|Casualties of War, Dorothy Collective, 2009|
The Dorothy Collectives Casualties of War was in my opinion one of the greatest art pieces of 2009. It was a welcome relief to the already stale talk concerning Hirst's For the love of God and coincided very nicely with one of the most important experiences of my life so far, my travelling through India and Egypt. Looking back now it is also interesting to note that this leg of my trip started in Turkey (New Zealand and Turkey share many very sad wartime stories) and the very stunning city of Istanbul. In the short time I spend there I became convinced it is not only one of the most romantic places in the world but also my spiritual home. I'm glad now for the rest Istanbul afforded as although India and Egypt are equally stunning and also hold an often intense spiritual pull for many, (even for some who have actually made it there) they are demanding. The realities of being in the fringes of the Middle East were not lost on me, nor was the small chance of my potential mistaken heritage (I even stitched a New Zealand flag to my pack, up-side down of course). It was though the smiles, sweat, interest and dirty old corporate logos worm by descendants of Pharaohs and holy men that caught my attention. It seemed apparent to my "western" eyes a trade had been made with these great empires, for their structure, their history. The deal must have been subtle over the years for a few generations later and these kings and gods looked at me with wonder. In my wonder I was confused.
In many ways 2009 was very much a transitional period for me and one focused one introspection and global awareness. I feel I woke up. Not in the "I've gone out and seen the world and I'm amazing" kinda way but more "I've gone out and seen the world and now I feel as insignificant as a bug and I really wanna help" kinda way. I don't know if I've really been too affective in my intentions since then and to be honest I'd have to be suspicious of anyone who spouts bollocks like this but that is the way I did and still feel. It's a small arse little ball o' mud 'n' rock floating in toxic space and we spend most of our time on here just bumping into stuff. Case in point a few weeks earlier I was standing in Billund, Denmark, gazing upon pyramids made of lego.

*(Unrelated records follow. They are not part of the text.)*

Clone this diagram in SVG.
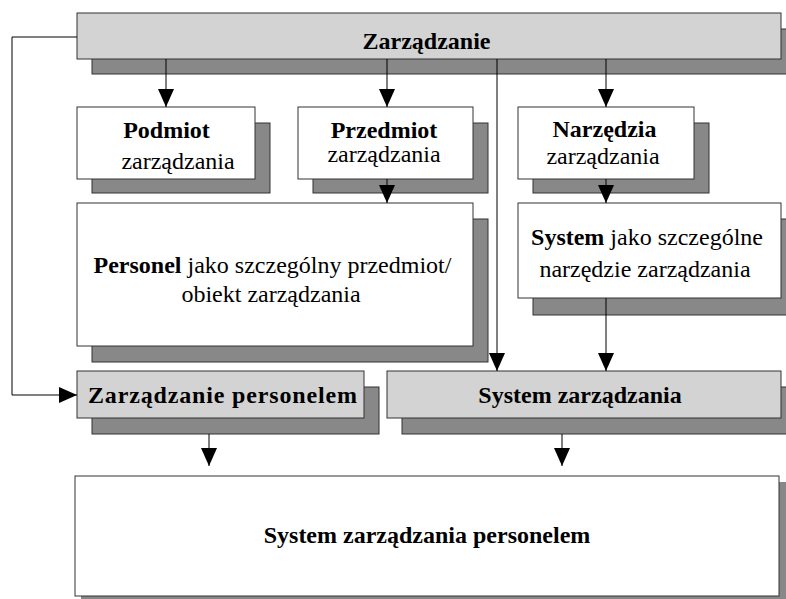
<svg xmlns="http://www.w3.org/2000/svg" width="786" height="599" viewBox="0 0 786 599">
<defs>
<marker id="ah" markerUnits="userSpaceOnUse" markerWidth="18" markerHeight="18" refX="18" refY="8" orient="auto" viewBox="0 0 18 16">
<path d="M0,0 L18,8 L0,16 z" fill="#000"/>
</marker>
<style>
.sh{fill:#888888;stroke:#333;stroke-width:1}
.bw{fill:#ffffff;stroke:#333;stroke-width:1}
.bg{fill:#d3d3d3;stroke:#333;stroke-width:1}
.c{fill:none;stroke:#000;stroke-width:1}
.ca{fill:none;stroke:#000;stroke-width:1;marker-end:url(#ah)}
text{font-family:"Liberation Serif","Times New Roman",serif;font-size:24px;fill:#000;text-anchor:middle}
.b{font-weight:bold}
</style>
</defs>
<rect width="786" height="599" fill="#fff"/>

<g id="zarzadzanie">
<rect class="sh" x="92" y="29" width="704" height="45"/>
<rect class="bg" x="77" y="13" width="704" height="46"/>
<text class="b" x="426.5" y="49">Zarządzanie</text>
</g>

<g id="podmiot">
<rect class="sh" x="92" y="123" width="178" height="70"/>
<rect class="bw" x="77" y="107" width="178" height="72"/>
<text class="b" x="166.5" y="138">Podmiot</text>
<text x="178" y="169">zarządzania</text>
</g>

<g id="przedmiot">
<rect class="sh" x="313" y="123" width="175" height="70"/>
<rect class="bw" x="298" y="107" width="175" height="72"/>
<text class="b" x="384" y="138">Przedmiot</text>
<text x="384" y="161.5">zarządzania</text>
</g>

<g id="narzedzia">
<rect class="sh" x="533" y="123" width="176" height="70"/>
<rect class="bw" x="518" y="107" width="176" height="72"/>
<text class="b" x="604.5" y="137">Narzędzia</text>
<text x="603" y="163.5">zarządzania</text>
</g>

<g id="personel">
<rect class="sh" x="92" y="219" width="396" height="143"/>
<rect class="bw" x="77" y="203" width="396" height="143"/>
<text x="272.5" y="273"><tspan class="b">Personel</tspan> jako szczególny przedmiot/</text>
<text x="271" y="302">obiekt zarządzania</text>
</g>

<g id="system">
<rect class="sh" x="533" y="219" width="263" height="96"/>
<rect class="bw" x="518" y="203" width="263" height="95"/>
<text x="647" y="245"><tspan class="b">System</tspan> jako szczególne</text>
<text x="645" y="277">narzędzie zarządzania</text>
</g>

<g id="zarzadzanie-personelem">
<rect class="sh" x="92" y="387" width="287" height="47"/>
<rect class="bg" x="77" y="371" width="287" height="47"/>
<text class="b" x="222.5" y="403" textLength="269" lengthAdjust="spacing">Zarządzanie personelem</text>
</g>

<g id="system-zarzadzania">
<rect class="sh" x="402" y="387" width="394" height="47"/>
<rect class="bg" x="387" y="371" width="394" height="47"/>
<text class="b" x="580" y="403">System zarządzania</text>
</g>

<g id="system-zarzadzania-personelem">
<rect x="81" y="482" width="710" height="125" fill="#888888"/>
<rect class="bw" x="75" y="476" width="704" height="120"/>
<text class="b" x="427" y="543">System zarządzania personelem</text>
</g>

<g id="connectors">
<path class="ca" d="M77,37 H12 V395 H77"/>
<path class="ca" d="M166,59 V107"/>
<path class="ca" d="M387,59 V107"/>
<path class="ca" d="M606,59 V107"/>
<path class="ca" d="M497,59 V371"/>
<path class="ca" d="M387,179 V203"/>
<path class="ca" d="M606,179 V203"/>
<path class="ca" d="M606,298 V371"/>
<path class="ca" d="M209,434 V466"/>
<path class="ca" d="M562,434 V466"/>
</g>
</svg>
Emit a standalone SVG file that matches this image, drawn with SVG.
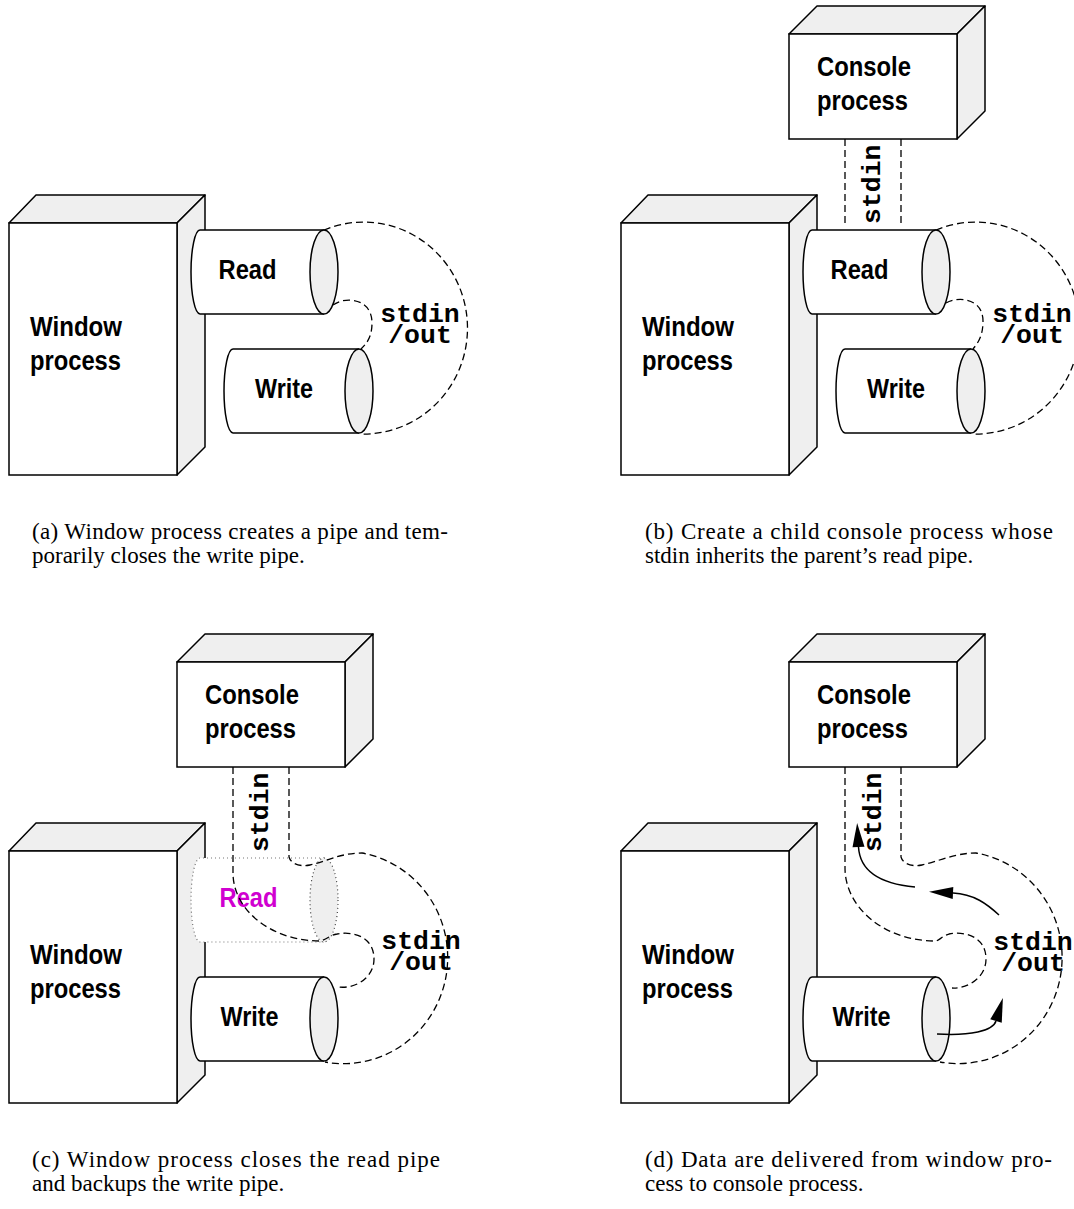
<svg xmlns="http://www.w3.org/2000/svg" width="1074" height="1209" viewBox="0 0 1074 1209">
<style>
.face{fill:#efefef;stroke:#000;stroke-width:1.5;stroke-linejoin:round}
.front{fill:#fff;stroke:#000;stroke-width:1.5}
.cyl{fill:#fff;stroke:#000;stroke-width:1.5}
.cylend{fill:#efefef;stroke:#000;stroke-width:1.5}
.cyldot{fill:#fff;stroke:#777;stroke-width:1.2;stroke-dasharray:1 3}
.cylenddot{fill:#efefef;stroke:#444;stroke-width:1.2;stroke-dasharray:1 3}
.dash{fill:none;stroke:#000;stroke-width:1.3;stroke-dasharray:7 4}
.arrow{fill:none;stroke:#000;stroke-width:1.5;marker-end:url(#ah)}
.lbl{font-family:"Liberation Sans",Arial,sans-serif;font-weight:bold;font-size:27px;fill:#000}
.mono{font-family:"Liberation Mono","Courier New",monospace;font-weight:bold;font-size:26.5px;fill:#000}
.cap{font-family:"Liberation Serif","Times New Roman",serif;font-size:23px;fill:#000}
.mag{fill:#d000d0}
</style>
<defs>
<marker id="ah" viewBox="0 -6 24 12" markerWidth="24" markerHeight="12" refX="0" refY="0" orient="auto" markerUnits="userSpaceOnUse" overflow="visible">
<path d="M0,-6 L24,0 L0,6 Z" fill="#000"/>
</marker>
</defs>
<rect width="1074" height="1209" fill="#fff"/>

<!-- Panel (a) -->
<g id="panel-a">
<g id="a-window">
<polygon class="face" points="9,223 36,195 205,195 177,223"/>
<polygon class="face" points="177,223 205,195 205,447 177,475"/>
<rect class="front" x="9" y="223" width="168" height="252"/>
<text class="lbl" x="30" y="336" textLength="92" lengthAdjust="spacingAndGlyphs">Window</text>
<text class="lbl" x="30" y="370" textLength="91" lengthAdjust="spacingAndGlyphs">process</text>
</g>
<g id="a-read">
<path class="cyl" d="M324 230 L200 230 A9 42 0 0 0 200 314 L324 314"/>
<ellipse class="cylend" cx="324" cy="272" rx="14" ry="42"/>
<text class="lbl" x="247.5" y="279" text-anchor="middle" textLength="58" lengthAdjust="spacingAndGlyphs">Read</text>
</g>
<g id="a-write">
<path class="cyl" d="M359 349 L233 349 A9 42 0 0 0 233 433 L359 433"/>
<ellipse class="cylend" cx="359" cy="391" rx="14" ry="42"/>
<text class="lbl" x="284" y="398" text-anchor="middle" textLength="58" lengthAdjust="spacingAndGlyphs">Write</text>
</g>
<g id="a-connectors">
<path class="dash" d="M324 230 A104 106 0 1 1 360 434"/>
<path class="dash" d="M333 305 C345 296 372 298 372 323 C372 338 366 344 361 349"/>
<text class="mono" x="420" y="322" text-anchor="middle">stdin</text>
<text class="mono" x="420" y="343" text-anchor="middle">/out</text>
</g>
</g>

<!-- Panel (b) -->
<g id="panel-b" transform="translate(612,0)">
<g id="b-console">
<polygon class="face" points="177,34 205,6 373,6 345,34"/>
<polygon class="face" points="345,34 373,6 373,111 345,139"/>
<rect class="front" x="177" y="34" width="168" height="105"/>
<text class="lbl" x="205" y="76" textLength="94" lengthAdjust="spacingAndGlyphs">Console</text>
<text class="lbl" x="205" y="110" textLength="91" lengthAdjust="spacingAndGlyphs">process</text>
</g>
<g id="b-window">
<polygon class="face" points="9,223 36,195 205,195 177,223"/>
<polygon class="face" points="177,223 205,195 205,447 177,475"/>
<rect class="front" x="9" y="223" width="168" height="252"/>
<text class="lbl" x="30" y="336" textLength="92" lengthAdjust="spacingAndGlyphs">Window</text>
<text class="lbl" x="30" y="370" textLength="91" lengthAdjust="spacingAndGlyphs">process</text>
</g>
<g id="b-read">
<path class="cyl" d="M324 230 L200 230 A9 42 0 0 0 200 314 L324 314"/>
<ellipse class="cylend" cx="324" cy="272" rx="14" ry="42"/>
<text class="lbl" x="247.5" y="279" text-anchor="middle" textLength="58" lengthAdjust="spacingAndGlyphs">Read</text>
</g>
<g id="b-write">
<path class="cyl" d="M359 349 L233 349 A9 42 0 0 0 233 433 L359 433"/>
<ellipse class="cylend" cx="359" cy="391" rx="14" ry="42"/>
<text class="lbl" x="284" y="398" text-anchor="middle" textLength="58" lengthAdjust="spacingAndGlyphs">Write</text>
</g>
<g id="b-connectors">
<path class="dash" d="M233 139 L233 223"/>
<path class="dash" d="M289 139 L289 223"/>
<text class="mono" transform="translate(268,224) rotate(-90)">stdin</text>
<path class="dash" d="M324 230 A104 106 0 1 1 360 434"/>
<path class="dash" d="M334 303 C346 296 371 298 371 321 C371 336 366 343 361 349"/>
<text class="mono" x="420" y="322" text-anchor="middle">stdin</text>
<text class="mono" x="420" y="343" text-anchor="middle">/out</text>
</g>
</g>

<!-- Panel (c) -->
<g id="panel-c" transform="translate(0,628)">
<g id="c-console">
<polygon class="face" points="177,34 205,6 373,6 345,34"/>
<polygon class="face" points="345,34 373,6 373,111 345,139"/>
<rect class="front" x="177" y="34" width="168" height="105"/>
<text class="lbl" x="205" y="76" textLength="94" lengthAdjust="spacingAndGlyphs">Console</text>
<text class="lbl" x="205" y="110" textLength="91" lengthAdjust="spacingAndGlyphs">process</text>
</g>
<g id="c-window">
<polygon class="face" points="9,223 36,195 205,195 177,223"/>
<polygon class="face" points="177,223 205,195 205,447 177,475"/>
<rect class="front" x="9" y="223" width="168" height="252"/>
<text class="lbl" x="30" y="336" textLength="92" lengthAdjust="spacingAndGlyphs">Window</text>
<text class="lbl" x="30" y="370" textLength="91" lengthAdjust="spacingAndGlyphs">process</text>
</g>
<g id="c-read">
<path class="cyldot" d="M324 230 L200 230 A9 42 0 0 0 200 314 L324 314"/>
<ellipse class="cylenddot" cx="324" cy="272" rx="14" ry="42"/>
<text class="lbl mag" x="248.5" y="279" text-anchor="middle" textLength="58" lengthAdjust="spacingAndGlyphs">Read</text>
</g>
<g id="c-write">
<path class="cyl" d="M324 349 L200 349 A9 42 0 0 0 200 433 L324 433"/>
<ellipse class="cylend" cx="324" cy="391" rx="14" ry="42"/>
<text class="lbl" x="249.5" y="398" text-anchor="middle" textLength="58" lengthAdjust="spacingAndGlyphs">Write</text>
</g>
<g id="c-connectors">
<path class="dash" d="M233 139 L233 245 A87 68 0 0 0 320 313 C326 312 330 307 337 306 C352 303 374 308 374 331 C374 350 355 361 339 359"/>
<path class="dash" d="M289 139 L289 229 C291 236 300 239 310 237 C325 234 340 225 362 225 A104 106 0 1 1 325 434"/>
<text class="mono" transform="translate(268,224) rotate(-90)">stdin</text>
<text class="mono" x="421" y="321" text-anchor="middle">stdin</text>
<text class="mono" x="421" y="342" text-anchor="middle">/out</text>
</g>
</g>

<!-- Panel (d) -->
<g id="panel-d" transform="translate(612,628)">
<g id="d-console">
<polygon class="face" points="177,34 205,6 373,6 345,34"/>
<polygon class="face" points="345,34 373,6 373,111 345,139"/>
<rect class="front" x="177" y="34" width="168" height="105"/>
<text class="lbl" x="205" y="76" textLength="94" lengthAdjust="spacingAndGlyphs">Console</text>
<text class="lbl" x="205" y="110" textLength="91" lengthAdjust="spacingAndGlyphs">process</text>
</g>
<g id="d-window">
<polygon class="face" points="9,223 36,195 205,195 177,223"/>
<polygon class="face" points="177,223 205,195 205,447 177,475"/>
<rect class="front" x="9" y="223" width="168" height="252"/>
<text class="lbl" x="30" y="336" textLength="92" lengthAdjust="spacingAndGlyphs">Window</text>
<text class="lbl" x="30" y="370" textLength="91" lengthAdjust="spacingAndGlyphs">process</text>
</g>
<g id="d-write">
<path class="cyl" d="M324 349 L200 349 A9 42 0 0 0 200 433 L324 433"/>
<ellipse class="cylend" cx="324" cy="391" rx="14" ry="42"/>
<text class="lbl" x="249.5" y="398" text-anchor="middle" textLength="58" lengthAdjust="spacingAndGlyphs">Write</text>
</g>
<g id="d-connectors">
<path class="dash" d="M233 139 L233 240 A90 73 0 0 0 324 313 C328 312 330 308 337 306 C352 303 374 308 374 331 C374 350 355 361 340 360"/>
<path class="dash" d="M289 139 L289 229 C291 236 300 239 310 237 C325 234 342 225 364 225 A104 106 0 1 1 328 434"/>
<text class="mono" transform="translate(269,224) rotate(-90)">stdin</text>
<text class="mono" x="421" y="322" text-anchor="middle">stdin</text>
<text class="mono" x="421" y="343" text-anchor="middle">/out</text>
<path class="arrow" d="M325 406 C358 408 381 403 384 393"/>
<path class="arrow" d="M387 287 C375 276 362 266 341 265"/>
<path class="arrow" d="M303 259 C270 256 248 245 246.5 219"/>
</g>
</g>

<!-- Captions -->
<g id="captions">
<text class="cap" x="32" y="539" textLength="416" lengthAdjust="spacing">(a) Window process creates a pipe and tem-</text>
<text class="cap" x="32" y="563">porarily closes the write pipe.</text>
<text class="cap" x="645" y="539" textLength="408" lengthAdjust="spacing">(b) Create a child console process whose</text>
<text class="cap" x="645" y="563">stdin inherits the parent’s read pipe.</text>
<text class="cap" x="32" y="1167" textLength="408" lengthAdjust="spacing">(c) Window process closes the read pipe</text>
<text class="cap" x="32" y="1191">and backups the write pipe.</text>
<text class="cap" x="645" y="1167" textLength="407" lengthAdjust="spacing">(d) Data are delivered from window pro-</text>
<text class="cap" x="645" y="1191">cess to console process.</text>
</g>
</svg>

|Wartime economics, The little green army man, 2010, Barry John|
My concept for The little green army man is where I think we are heading. It may not be as salient as that of the Dorothy Collective's where we are now, especially considering recent military history but that mixed with the current and very much ongoing world wide economic situation, seems almost a certainty. I despair as to what employment the surplus of the human resource will be presented with once our militarises reduce overheads by way of cloning. I fear our young will one day muse on the genitally manipulated and ruminate over the heroes kept in cages. To war there seems no end but increased efficiency.